No consent law in SD leaves survivors of sexual assault in legal limbo

Editor’s note: This story features descriptions of sexual assault. 

When Penny saw someone get off the Sioux Area Metro bus, she jumped. It didn’t matter who it was, because in her mind, it could be her attacker.

She doesn’t have a car, so she relies on public transportation, and Penny’s constant state of alert is so bad even her daughter has noticed. 

“She never really looked over her shoulder, now she does,” her daughter said. “She’s more jumpy.”

On the west side of Sioux Falls earlier this spring, the panic crept up Penny’s spine. Her hands started to shake as she walked down the street toward her job as a life skill educator at a treatment facility.

“I’m afraid to go to work, because that’s where he used to live. That whole area, I’m always looking over my shoulder,” Penny, 54, said.

Penny talks about her experience as a survivor of sexual assault on Thursday, April 14, 2022, at her home in Sioux Falls.

Penny says she was sexually assaulted at the end of July 2021, but she wasn’t sure if it rose to the level of rape. She never said yes, but she also never said no.

She froze, unable to give consent, unable to fight back and unsure that if she did, she would leave the room alive.
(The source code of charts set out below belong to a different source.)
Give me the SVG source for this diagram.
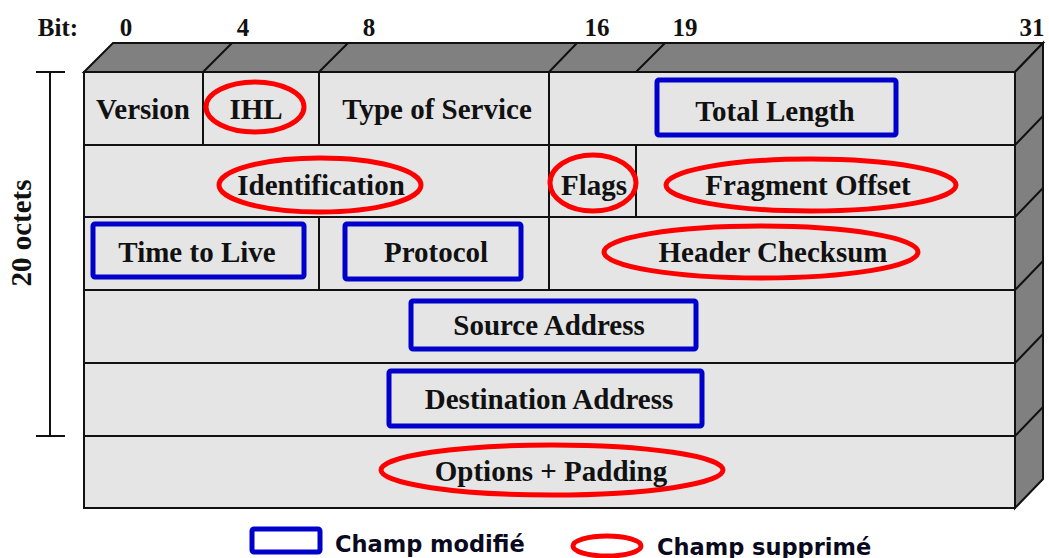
<svg xmlns="http://www.w3.org/2000/svg" width="1049" height="558" viewBox="0 0 1049 558">
<style>
.t{font-family:"Liberation Serif","Times New Roman",serif;font-weight:bold;font-size:29px;fill:#111;text-anchor:middle}
.b{font-family:"Liberation Serif","Times New Roman",serif;font-weight:bold;font-size:25px;fill:#111;text-anchor:middle}
.ln{stroke:#111;stroke-width:2;fill:none}
.mod{fill:none;stroke:#0000cc;stroke-width:5}
.sup{fill:none;stroke:#ff0000;stroke-width:5}
.lg{font-family:"DejaVu Sans",sans-serif;font-weight:bold;font-size:22.5px;fill:#0a0a1e}
</style>
<rect width="1049" height="558" fill="#ffffff"/>
<g id="header-labels">
<text class="b" x="58" y="36">Bit:</text>
<text class="b" x="126" y="36">0</text>
<text class="b" x="243" y="36">4</text>
<text class="b" x="369" y="36">8</text>
<text class="b" x="597" y="36">16</text>
<text class="b" x="685" y="36">19</text>
<text class="b" x="1032" y="36">31</text>
</g>
<g id="octets-bracket">
<line class="ln" x1="50" y1="72" x2="50" y2="436"/>
<line class="ln" x1="36" y1="72" x2="65" y2="72"/>
<line class="ln" x1="36" y1="436" x2="65" y2="436"/>
<text class="t" transform="translate(31,233) rotate(-90)">20 octets</text>
</g>
<g id="box">
<polygon points="84,72 113,43 1043,43 1015,72" fill="#808080" stroke="#111" stroke-width="2"/>
<polygon points="1015,72 1043,43 1043,479 1015,508" fill="#808080" stroke="#111" stroke-width="2"/>
<rect x="84" y="72" width="931" height="436" fill="#e5e5e5" stroke="#111" stroke-width="2"/>
<path class="ln" d="M203,72L232,43M319,72L348,43M549,72L577,43M636,72L665,43"/>
<path class="ln" d="M1015,145L1043,116M1015,217L1043,188M1015,290L1043,261M1015,363L1043,334M1015,436L1043,407"/>
<path class="ln" d="M84,145H1015M84,217H1015M84,290H1015M84,363H1015M84,436H1015"/>
<path class="ln" d="M203,72V145M319,72V145M549,72V145M549,145V217M636,145V217M319,217V290M549,217V290"/>
</g>
<g id="version"><text class="t" x="143" y="119">Version</text></g>
<g id="ihl"><ellipse class="sup" cx="255" cy="107" rx="49" ry="25"/><text class="t" x="256" y="119">IHL</text></g>
<g id="tos"><text class="t" x="437" y="119">Type of Service</text></g>
<g id="total-length"><rect class="mod" x="657" y="80" width="239" height="55" rx="2"/><text class="t" x="775" y="121">Total Length</text></g>
<g id="identification"><ellipse class="sup" cx="320" cy="185" rx="101" ry="27"/><text class="t" x="321" y="195">Identification</text></g>
<g id="flags"><ellipse class="sup" cx="593" cy="183" rx="43" ry="28"/><text class="t" x="594" y="195">Flags</text></g>
<g id="fragment-offset"><ellipse class="sup" cx="811" cy="185" rx="145" ry="26"/><text class="t" x="808" y="195">Fragment Offset</text></g>
<g id="ttl"><rect class="mod" x="93" y="224" width="211" height="53" rx="2"/><text class="t" x="197" y="262">Time to Live</text></g>
<g id="protocol"><rect class="mod" x="345" y="224" width="176" height="55" rx="2"/><text class="t" x="436" y="262">Protocol</text></g>
<g id="header-checksum"><ellipse class="sup" cx="761" cy="252" rx="157" ry="26"/><text class="t" x="773" y="262">Header Checksum</text></g>
<g id="source-address"><rect class="mod" x="411" y="301" width="285" height="48" rx="2"/><text class="t" x="549" y="335">Source Address</text></g>
<g id="destination-address"><rect class="mod" x="389" y="371" width="313" height="55" rx="2"/><text class="t" x="549" y="409">Destination Address</text></g>
<g id="options"><ellipse class="sup" cx="552" cy="470" rx="171" ry="25"/><text class="t" x="551" y="481">Options + Padding</text></g>
<g id="legend">
<rect class="mod" x="252" y="529" width="68" height="23" rx="2"/>
<text class="lg" x="335" y="552">Champ modifié</text>
<ellipse class="sup" cx="607" cy="546" rx="34" ry="10"/>
<text class="lg" x="657" y="555">Champ supprimé</text>
</g>
</svg>
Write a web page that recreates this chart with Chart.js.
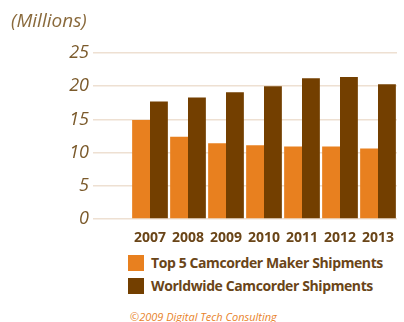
<!DOCTYPE html>
<html><head><meta charset="utf-8">
<script src="https://cdn.jsdelivr.net/npm/chart.js@4/dist/chart.umd.min.js"></script>
<style>
html,body{margin:0;padding:0;background:#fff;width:404px;height:322px;overflow:hidden;position:relative;font-family:"Open Sans",sans-serif}
#wrap{position:absolute;left:0;top:0;width:404px;height:250px}
#title{position:absolute;left:11px;top:7px;font-style:italic;font-size:19px;color:#8a6a3c;}
#legend{position:absolute;left:128px;top:251px;}
.item{display:flex;align-items:center;height:23px;font-weight:bold;font-size:14px;color:#6a4518;letter-spacing:-0.4px}
.sw{width:16px;height:16px;margin-right:7px}
#copy{position:absolute;left:130px;top:309px;font-style:italic;font-size:11px;color:#e8832a}
</style></head>
<body>
<div id="wrap"><canvas id="c" width="404" height="250"></canvas></div>
<div id="title">(Millions)</div>
<div id="legend"></div>
<div id="copy">©2009 Digital Tech Consulting</div>
<script>
const categories = ['2007','2008','2009','2010','2011','2012','2013'];
const top5Shipments = [14.9, 12.4, 11.4, 11.1, 10.9, 10.9, 10.6];
const worldwideShipments = [17.7, 18.3, 19.1, 20.0, 21.2, 21.4, 20.3];
const yTicks = [0, 5, 10, 15, 20, 25];
const seriesNames = ['Top 5 Camcorder Maker Shipments', 'Worldwide Camcorder Shipments'];
const seriesColors = ['#e8801f', '#733f00'];

const labels = [''].concat(categories);
const d1 = [null].concat(top5Shipments);
const d2 = [null].concat(worldwideShipments);

new Chart(document.getElementById('c'), {
  type: 'bar',
  data: {
    labels: labels,
    datasets: [
      {label: seriesNames[0], data: d1, backgroundColor: seriesColors[0], categoryPercentage: 0.94, barPercentage: 1.0},
      {label: seriesNames[1], data: d2, backgroundColor: seriesColors[1], categoryPercentage: 0.94, barPercentage: 1.0}
    ]
  },
  options: {
    responsive: false,
    animation: false,
    devicePixelRatio: 1,
    layout: {padding: {top: 53, right: 7, left: 0, bottom: 0}},
    plugins: {legend: {display: false}, tooltip: {enabled: false}},
    scales: {
      x: {
        grid: {display: false},
        border: {display: false},
        ticks: {color: '#6a4518', font: {family: 'Open Sans', weight: 'bold', size: 14}, padding: 3, autoSkip: false, maxRotation: 0},
        afterFit: s => { s.height = 31; }
      },
      y: {
        min: 0, max: 25,
        afterBuildTicks: s => { s.ticks = yTicks.map(v => ({value: v})); },
        grid: {color: '#eee0d2', lineWidth: 1.5, drawTicks: false},
        border: {display: false},
        ticks: {color: '#7b5a2b', font: {family: 'Open Sans', style: 'italic', size: 18}, padding: 4},
        afterFit: s => { s.width = 93; }
      }
    }
  }
});

const lg = document.getElementById('legend');
seriesNames.forEach((n, i) => {
  const it = document.createElement('div'); it.className = 'item';
  const sw = document.createElement('div'); sw.className = 'sw'; sw.style.background = seriesColors[i];
  const tx = document.createElement('span'); tx.textContent = n;
  it.appendChild(sw); it.appendChild(tx); lg.appendChild(it);
});
</script>
</body></html>
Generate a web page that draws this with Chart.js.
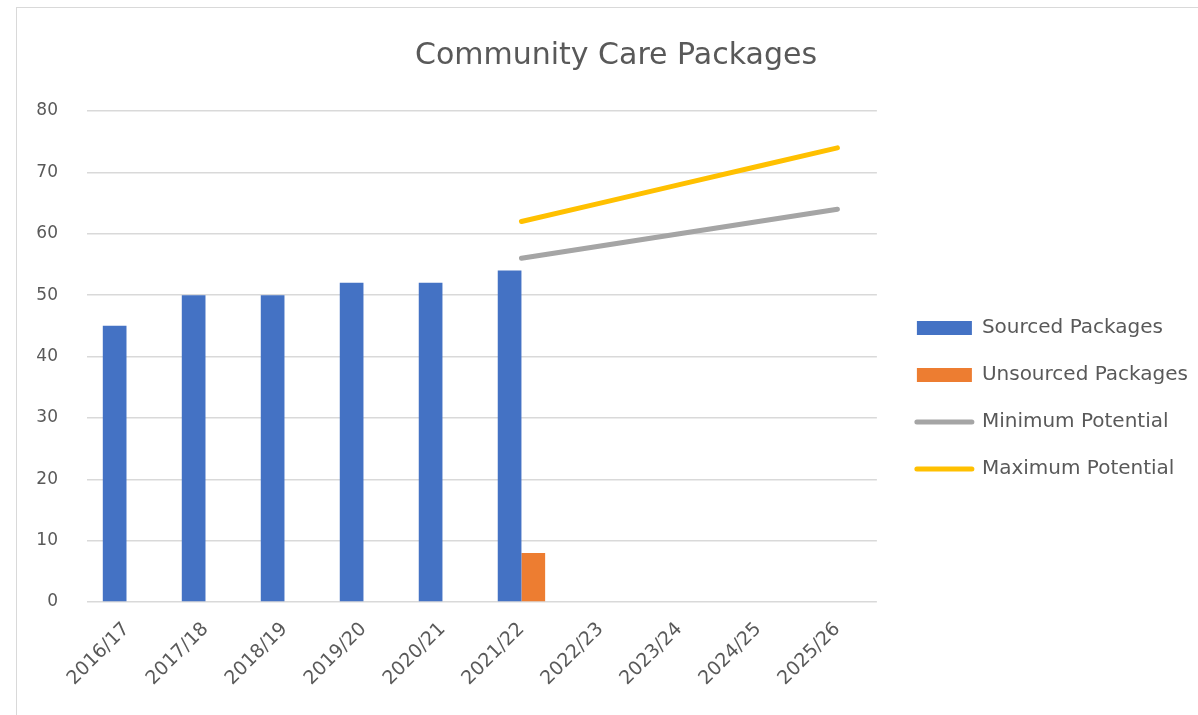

Her attacker was not charged.

That’s because in South Dakota law, there is no definition of “consent.” Therefore, if someone is sexually assaulted, it becomes incredibly difficult to establish means to prosecute.

A Minnehaha County jury asked Judge Bradley Zell for the legal definition of consent while deliberating a sexual assault case in November 2019.

As part of an ongoing Argus Leader investigation into how the state handles sex crimes under the law, the lack of a consent law leaves survivors like Penny falling into the cracks. Some cases have gone to trial, but survivors don’t always get the justice they seek, especially if their case doesn’t have enough evidence to even make it to trial. That doesn’t include survivors who choose not to come forward about their assault.